Speaking at the Democratic convention's Women's Caucus on Thursday morning, First Lady Michelle Obama made a direct appeal to women voters. “You believe as I do that my husband has been an extraordinary president, ” she said. “Barack understands the challenges that women face, and he has made it abundantly clear.”
But what was abundantly clear this morning is that Democrats think women voters can be influenced by the same desires that might motivate the characters in a chick flick.
The women who spoke before the first lady included author Kristin Rowe-Finkbeiner, who said that women “are the ultimate fact-checkers” because “it takes us about 4.5 seconds to figure out when we’re being pandered to by politicians.” Rowe-Finkbeiner then said looking at the Romney-Ryan plan after hearing them praise the women in their lives was “like receiving an empty box of chocolates on Mother’s day.”
When introducing Secretary of Labor Hilda Solis, one speaker noted that Solis’s mother had once worked for Mattel. "I know what's going through all of your minds" she said, "Cabinet Secretary Barbie!”
Jehmu Greene decided that the best way to reach women would be to compare Mitt Romney to the thing women fear most—an uncomfortable pair of high heels.
Greene talked about how she packed high heels and tennis shoes for this week, but she only wore her tennis shoes. Even though she considered wearing the heels out at night (“Am I going to run into President Clinton?” she joked), Greene decided against it. Why?

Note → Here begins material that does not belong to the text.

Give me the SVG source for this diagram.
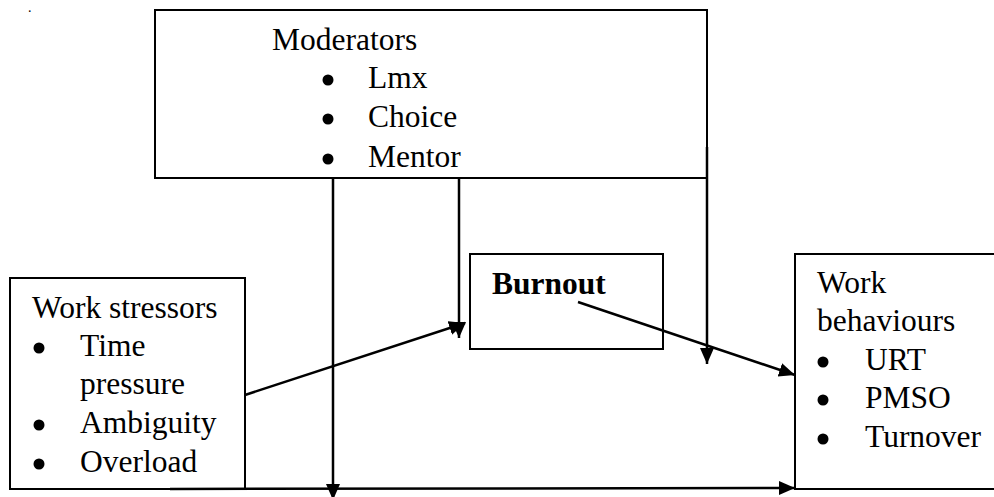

“I looked at those pretty shoes, and they looked pretty. And I actually packed them up nicely, nicely wrapped—my shoes looked like Mitt Romney,” she said. “In Tampa they tried to put a nice little package on him. They tried to make him seem so yummy, so desirable, you’re just called into that store window, you think—that’s something I’m gonna wear, that’s something that’s gonna make me feel good. That’s something that’s gonna solve my problem. I didn’t put those shoes on this week. This country can’t put these shoes on in November!”